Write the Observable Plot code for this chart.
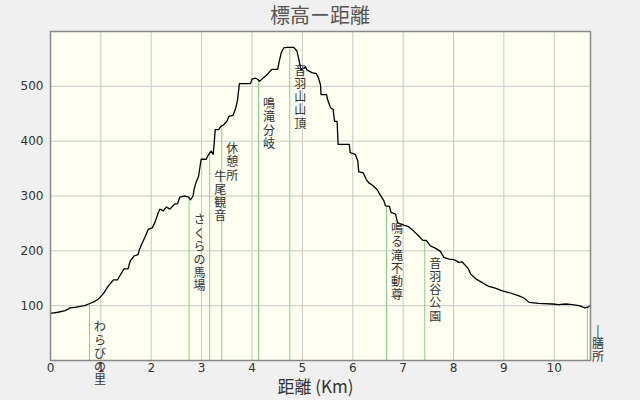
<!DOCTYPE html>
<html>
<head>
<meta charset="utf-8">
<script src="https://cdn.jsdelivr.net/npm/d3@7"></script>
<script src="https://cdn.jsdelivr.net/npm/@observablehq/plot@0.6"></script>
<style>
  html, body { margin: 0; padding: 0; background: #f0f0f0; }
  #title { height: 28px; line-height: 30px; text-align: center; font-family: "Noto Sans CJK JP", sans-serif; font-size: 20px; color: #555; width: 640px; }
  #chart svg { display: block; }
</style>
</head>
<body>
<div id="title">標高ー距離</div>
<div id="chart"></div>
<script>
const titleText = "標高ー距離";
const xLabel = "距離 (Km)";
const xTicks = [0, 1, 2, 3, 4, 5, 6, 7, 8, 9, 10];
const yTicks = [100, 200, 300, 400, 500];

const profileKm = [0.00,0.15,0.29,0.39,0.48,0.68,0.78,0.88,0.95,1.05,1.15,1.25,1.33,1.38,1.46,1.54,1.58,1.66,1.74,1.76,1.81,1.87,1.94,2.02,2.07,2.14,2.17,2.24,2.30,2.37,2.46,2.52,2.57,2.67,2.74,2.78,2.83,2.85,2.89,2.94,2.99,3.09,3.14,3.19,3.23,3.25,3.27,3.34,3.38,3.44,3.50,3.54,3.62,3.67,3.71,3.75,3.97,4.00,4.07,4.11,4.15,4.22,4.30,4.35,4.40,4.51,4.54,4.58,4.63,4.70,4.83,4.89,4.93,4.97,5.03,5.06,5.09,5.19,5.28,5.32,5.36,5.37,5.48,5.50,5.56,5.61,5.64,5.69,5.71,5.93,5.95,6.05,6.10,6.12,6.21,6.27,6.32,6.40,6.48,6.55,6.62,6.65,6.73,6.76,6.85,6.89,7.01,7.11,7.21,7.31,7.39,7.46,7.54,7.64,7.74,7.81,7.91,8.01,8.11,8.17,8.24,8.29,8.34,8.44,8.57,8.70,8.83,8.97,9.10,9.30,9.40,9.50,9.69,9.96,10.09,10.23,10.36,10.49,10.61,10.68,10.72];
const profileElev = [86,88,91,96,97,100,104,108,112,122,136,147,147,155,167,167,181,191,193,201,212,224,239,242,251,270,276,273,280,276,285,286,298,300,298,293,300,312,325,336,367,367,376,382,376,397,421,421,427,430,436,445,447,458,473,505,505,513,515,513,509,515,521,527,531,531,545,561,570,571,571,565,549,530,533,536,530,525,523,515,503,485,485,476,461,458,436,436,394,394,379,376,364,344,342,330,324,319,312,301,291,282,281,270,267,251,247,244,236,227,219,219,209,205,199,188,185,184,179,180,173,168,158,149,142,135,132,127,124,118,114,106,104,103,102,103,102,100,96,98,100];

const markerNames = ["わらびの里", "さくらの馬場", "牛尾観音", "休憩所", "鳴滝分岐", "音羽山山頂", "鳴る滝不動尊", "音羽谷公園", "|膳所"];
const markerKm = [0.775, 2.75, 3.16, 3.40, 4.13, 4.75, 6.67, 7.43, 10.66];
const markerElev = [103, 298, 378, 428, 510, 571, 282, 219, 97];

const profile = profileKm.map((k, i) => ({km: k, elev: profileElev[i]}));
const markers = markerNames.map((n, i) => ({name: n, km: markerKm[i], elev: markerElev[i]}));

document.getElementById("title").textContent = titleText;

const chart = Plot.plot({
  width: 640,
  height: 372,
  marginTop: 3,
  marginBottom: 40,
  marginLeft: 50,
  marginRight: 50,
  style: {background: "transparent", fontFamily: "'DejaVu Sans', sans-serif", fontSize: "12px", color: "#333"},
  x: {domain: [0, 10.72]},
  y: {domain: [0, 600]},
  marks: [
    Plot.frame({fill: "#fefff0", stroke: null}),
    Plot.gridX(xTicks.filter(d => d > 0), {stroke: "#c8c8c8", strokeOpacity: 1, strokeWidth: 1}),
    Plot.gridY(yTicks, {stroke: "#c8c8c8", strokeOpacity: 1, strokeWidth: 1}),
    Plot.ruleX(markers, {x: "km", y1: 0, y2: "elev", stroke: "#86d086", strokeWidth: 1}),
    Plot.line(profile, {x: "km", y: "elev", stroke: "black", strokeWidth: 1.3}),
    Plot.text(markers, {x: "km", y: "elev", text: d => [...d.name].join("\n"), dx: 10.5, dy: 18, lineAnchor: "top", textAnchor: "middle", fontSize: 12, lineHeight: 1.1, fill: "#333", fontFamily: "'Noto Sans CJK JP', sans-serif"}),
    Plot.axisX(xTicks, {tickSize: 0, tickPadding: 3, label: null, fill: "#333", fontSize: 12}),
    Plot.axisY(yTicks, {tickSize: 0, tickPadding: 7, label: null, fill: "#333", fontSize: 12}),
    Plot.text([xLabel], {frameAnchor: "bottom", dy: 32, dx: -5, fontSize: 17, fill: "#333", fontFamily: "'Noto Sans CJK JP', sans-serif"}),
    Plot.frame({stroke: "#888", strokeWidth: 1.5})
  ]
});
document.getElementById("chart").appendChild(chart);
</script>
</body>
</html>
----
** EXERCISE **
Transcribe the material as is, with images omitted.

** REPLY **
Write the Observable Plot code for this chart.
<!DOCTYPE html>
<html>
<head>
<meta charset="utf-8">
<script src="https://cdn.jsdelivr.net/npm/d3@7"></script>
<script src="https://cdn.jsdelivr.net/npm/@observablehq/plot@0.6"></script>
<style>
  html, body { margin: 0; padding: 0; background: #f0f0f0; }
  #title { height: 28px; line-height: 30px; text-align: center; font-family: "Noto Sans CJK JP", sans-serif; font-size: 20px; color: #555; width: 640px; }
  #chart svg { display: block; }
</style>
</head>
<body>
<div id="title">標高ー距離</div>
<div id="chart"></div>
<script>
const titleText = "標高ー距離";
const xLabel = "距離 (Km)";
const xTicks = [0, 1, 2, 3, 4, 5, 6, 7, 8, 9, 10];
const yTicks = [100, 200, 300, 400, 500];

const profileKm = [0.00,0.15,0.29,0.39,0.48,0.68,0.78,0.88,0.95,1.05,1.15,1.25,1.33,1.38,1.46,1.54,1.58,1.66,1.74,1.76,1.81,1.87,1.94,2.02,2.07,2.14,2.17,2.24,2.30,2.37,2.46,2.52,2.57,2.67,2.74,2.78,2.83,2.85,2.89,2.94,2.99,3.09,3.14,3.19,3.23,3.25,3.27,3.34,3.38,3.44,3.50,3.54,3.62,3.67,3.71,3.75,3.97,4.00,4.07,4.11,4.15,4.22,4.30,4.35,4.40,4.51,4.54,4.58,4.63,4.70,4.83,4.89,4.93,4.97,5.03,5.06,5.09,5.19,5.28,5.32,5.36,5.37,5.48,5.50,5.56,5.61,5.64,5.69,5.71,5.93,5.95,6.05,6.10,6.12,6.21,6.27,6.32,6.40,6.48,6.55,6.62,6.65,6.73,6.76,6.85,6.89,7.01,7.11,7.21,7.31,7.39,7.46,7.54,7.64,7.74,7.81,7.91,8.01,8.11,8.17,8.24,8.29,8.34,8.44,8.57,8.70,8.83,8.97,9.10,9.30,9.40,9.50,9.69,9.96,10.09,10.23,10.36,10.49,10.61,10.68,10.72];
const profileElev = [86,88,91,96,97,100,104,108,112,122,136,147,147,155,167,167,181,191,193,201,212,224,239,242,251,270,276,273,280,276,285,286,298,300,298,293,300,312,325,336,367,367,376,382,376,397,421,421,427,430,436,445,447,458,473,505,505,513,515,513,509,515,521,527,531,531,545,561,570,571,571,565,549,530,533,536,530,525,523,515,503,485,485,476,461,458,436,436,394,394,379,376,364,344,342,330,324,319,312,301,291,282,281,270,267,251,247,244,236,227,219,219,209,205,199,188,185,184,179,180,173,168,158,149,142,135,132,127,124,118,114,106,104,103,102,103,102,100,96,98,100];

const markerNames = ["わらびの里", "さくらの馬場", "牛尾観音", "休憩所", "鳴滝分岐", "音羽山山頂", "鳴る滝不動尊", "音羽谷公園", "|膳所"];
const markerKm = [0.775, 2.75, 3.16, 3.40, 4.13, 4.75, 6.67, 7.43, 10.66];
const markerElev = [103, 298, 378, 428, 510, 571, 282, 219, 97];

const profile = profileKm.map((k, i) => ({km: k, elev: profileElev[i]}));
const markers = markerNames.map((n, i) => ({name: n, km: markerKm[i], elev: markerElev[i]}));

document.getElementById("title").textContent = titleText;

const chart = Plot.plot({
  width: 640,
  height: 372,
  marginTop: 3,
  marginBottom: 40,
  marginLeft: 50,
  marginRight: 50,
  style: {background: "transparent", fontFamily: "'DejaVu Sans', sans-serif", fontSize: "12px", color: "#333"},
  x: {domain: [0, 10.72]},
  y: {domain: [0, 600]},
  marks: [
    Plot.frame({fill: "#fefff0", stroke: null}),
    Plot.gridX(xTicks.filter(d => d > 0), {stroke: "#c8c8c8", strokeOpacity: 1, strokeWidth: 1}),
    Plot.gridY(yTicks, {stroke: "#c8c8c8", strokeOpacity: 1, strokeWidth: 1}),
    Plot.ruleX(markers, {x: "km", y1: 0, y2: "elev", stroke: "#86d086", strokeWidth: 1}),
    Plot.line(profile, {x: "km", y: "elev", stroke: "black", strokeWidth: 1.3}),
    Plot.text(markers, {x: "km", y: "elev", text: d => [...d.name].join("\n"), dx: 10.5, dy: 18, lineAnchor: "top", textAnchor: "middle", fontSize: 12, lineHeight: 1.1, fill: "#333", fontFamily: "'Noto Sans CJK JP', sans-serif"}),
    Plot.axisX(xTicks, {tickSize: 0, tickPadding: 3, label: null, fill: "#333", fontSize: 12}),
    Plot.axisY(yTicks, {tickSize: 0, tickPadding: 7, label: null, fill: "#333", fontSize: 12}),
    Plot.text([xLabel], {frameAnchor: "bottom", dy: 32, dx: -5, fontSize: 17, fill: "#333", fontFamily: "'Noto Sans CJK JP', sans-serif"}),
    Plot.frame({stroke: "#888", strokeWidth: 1.5})
  ]
});
document.getElementById("chart").appendChild(chart);
</script>
</body>
</html>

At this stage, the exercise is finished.